Task to complete: Could the lines from the start of the data through the line with "(sib3) at (660,382);" be set down exactly, with no pictures among them?

---+---

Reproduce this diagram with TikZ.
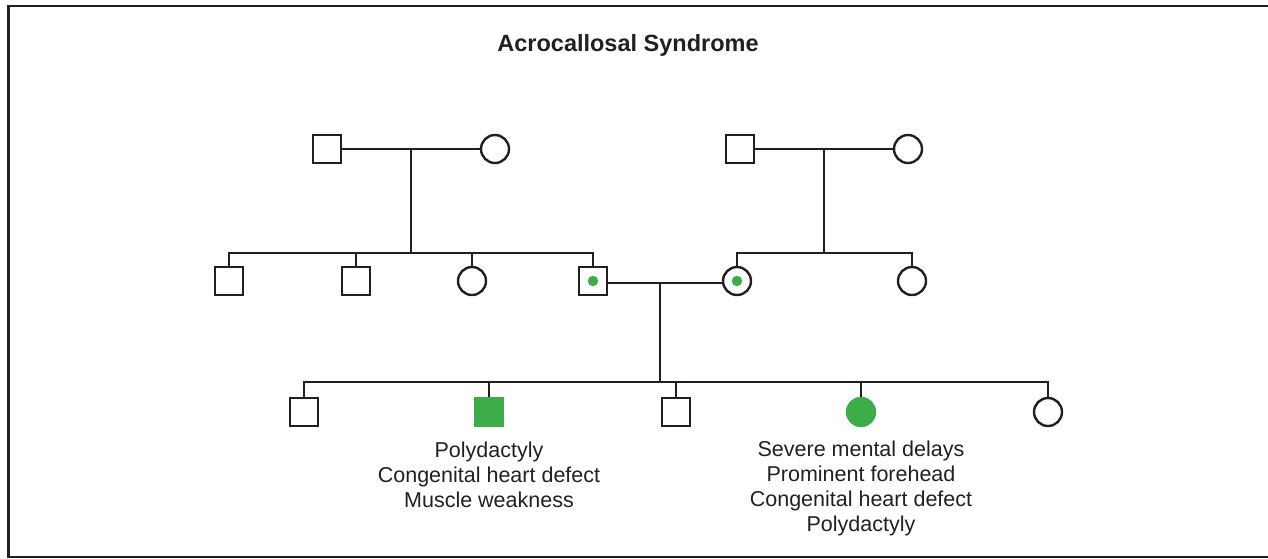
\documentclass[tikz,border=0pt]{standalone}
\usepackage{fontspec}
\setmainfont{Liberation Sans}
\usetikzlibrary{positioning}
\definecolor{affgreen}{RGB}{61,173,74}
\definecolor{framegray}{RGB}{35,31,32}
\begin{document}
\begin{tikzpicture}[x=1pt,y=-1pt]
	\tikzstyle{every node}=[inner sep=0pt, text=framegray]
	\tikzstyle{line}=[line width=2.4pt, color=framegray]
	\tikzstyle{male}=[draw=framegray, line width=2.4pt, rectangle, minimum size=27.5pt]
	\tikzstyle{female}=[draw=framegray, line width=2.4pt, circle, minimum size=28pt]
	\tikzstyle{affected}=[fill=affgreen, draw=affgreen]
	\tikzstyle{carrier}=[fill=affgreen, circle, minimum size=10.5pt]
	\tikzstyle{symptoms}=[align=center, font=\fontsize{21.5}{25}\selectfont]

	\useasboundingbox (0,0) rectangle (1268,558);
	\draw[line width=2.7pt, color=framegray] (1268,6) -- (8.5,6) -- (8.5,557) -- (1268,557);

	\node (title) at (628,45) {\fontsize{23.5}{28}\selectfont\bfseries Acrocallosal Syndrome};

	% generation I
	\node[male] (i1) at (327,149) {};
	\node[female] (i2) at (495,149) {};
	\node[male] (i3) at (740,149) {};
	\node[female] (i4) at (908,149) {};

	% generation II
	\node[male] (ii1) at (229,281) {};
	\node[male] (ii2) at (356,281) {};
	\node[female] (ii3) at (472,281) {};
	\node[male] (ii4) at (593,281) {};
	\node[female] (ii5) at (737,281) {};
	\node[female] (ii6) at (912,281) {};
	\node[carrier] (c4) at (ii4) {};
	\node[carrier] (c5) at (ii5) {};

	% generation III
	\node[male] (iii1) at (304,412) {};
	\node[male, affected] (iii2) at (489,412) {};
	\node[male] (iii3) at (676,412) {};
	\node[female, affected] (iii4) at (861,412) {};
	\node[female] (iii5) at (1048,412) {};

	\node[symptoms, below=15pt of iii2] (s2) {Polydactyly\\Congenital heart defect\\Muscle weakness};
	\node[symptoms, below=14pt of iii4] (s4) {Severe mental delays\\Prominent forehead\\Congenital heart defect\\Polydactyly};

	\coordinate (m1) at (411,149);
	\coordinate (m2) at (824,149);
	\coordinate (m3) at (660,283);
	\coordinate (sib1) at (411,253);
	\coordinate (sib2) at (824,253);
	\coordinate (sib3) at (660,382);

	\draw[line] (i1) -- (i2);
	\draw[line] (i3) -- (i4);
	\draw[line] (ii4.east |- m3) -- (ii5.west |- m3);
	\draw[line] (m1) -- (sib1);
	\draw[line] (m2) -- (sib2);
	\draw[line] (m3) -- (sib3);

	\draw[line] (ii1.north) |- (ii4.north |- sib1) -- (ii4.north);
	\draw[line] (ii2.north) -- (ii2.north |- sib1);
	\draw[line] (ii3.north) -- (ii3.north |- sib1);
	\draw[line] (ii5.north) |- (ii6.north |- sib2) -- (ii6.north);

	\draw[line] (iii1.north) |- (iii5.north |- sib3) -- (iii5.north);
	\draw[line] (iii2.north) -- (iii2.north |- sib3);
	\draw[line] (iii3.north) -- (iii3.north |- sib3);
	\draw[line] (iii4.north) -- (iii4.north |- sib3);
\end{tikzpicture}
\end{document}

---+---

Complete response:
Reproduce this diagram with TikZ.
\documentclass[tikz,border=0pt]{standalone}
\usepackage{fontspec}
\setmainfont{Liberation Sans}
\usetikzlibrary{positioning}
\definecolor{affgreen}{RGB}{61,173,74}
\definecolor{framegray}{RGB}{35,31,32}
\begin{document}
\begin{tikzpicture}[x=1pt,y=-1pt]
	\tikzstyle{every node}=[inner sep=0pt, text=framegray]
	\tikzstyle{line}=[line width=2.4pt, color=framegray]
	\tikzstyle{male}=[draw=framegray, line width=2.4pt, rectangle, minimum size=27.5pt]
	\tikzstyle{female}=[draw=framegray, line width=2.4pt, circle, minimum size=28pt]
	\tikzstyle{affected}=[fill=affgreen, draw=affgreen]
	\tikzstyle{carrier}=[fill=affgreen, circle, minimum size=10.5pt]
	\tikzstyle{symptoms}=[align=center, font=\fontsize{21.5}{25}\selectfont]

	\useasboundingbox (0,0) rectangle (1268,558);
	\draw[line width=2.7pt, color=framegray] (1268,6) -- (8.5,6) -- (8.5,557) -- (1268,557);

	\node (title) at (628,45) {\fontsize{23.5}{28}\selectfont\bfseries Acrocallosal Syndrome};

	% generation I
	\node[male] (i1) at (327,149) {};
	\node[female] (i2) at (495,149) {};
	\node[male] (i3) at (740,149) {};
	\node[female] (i4) at (908,149) {};

	% generation II
	\node[male] (ii1) at (229,281) {};
	\node[male] (ii2) at (356,281) {};
	\node[female] (ii3) at (472,281) {};
	\node[male] (ii4) at (593,281) {};
	\node[female] (ii5) at (737,281) {};
	\node[female] (ii6) at (912,281) {};
	\node[carrier] (c4) at (ii4) {};
	\node[carrier] (c5) at (ii5) {};

	% generation III
	\node[male] (iii1) at (304,412) {};
	\node[male, affected] (iii2) at (489,412) {};
	\node[male] (iii3) at (676,412) {};
	\node[female, affected] (iii4) at (861,412) {};
	\node[female] (iii5) at (1048,412) {};

	\node[symptoms, below=15pt of iii2] (s2) {Polydactyly\\Congenital heart defect\\Muscle weakness};
	\node[symptoms, below=14pt of iii4] (s4) {Severe mental delays\\Prominent forehead\\Congenital heart defect\\Polydactyly};

	\coordinate (m1) at (411,149);
	\coordinate (m2) at (824,149);
	\coordinate (m3) at (660,283);
	\coordinate (sib1) at (411,253);
	\coordinate (sib2) at (824,253);
	\coordinate (sib3) at (660,382);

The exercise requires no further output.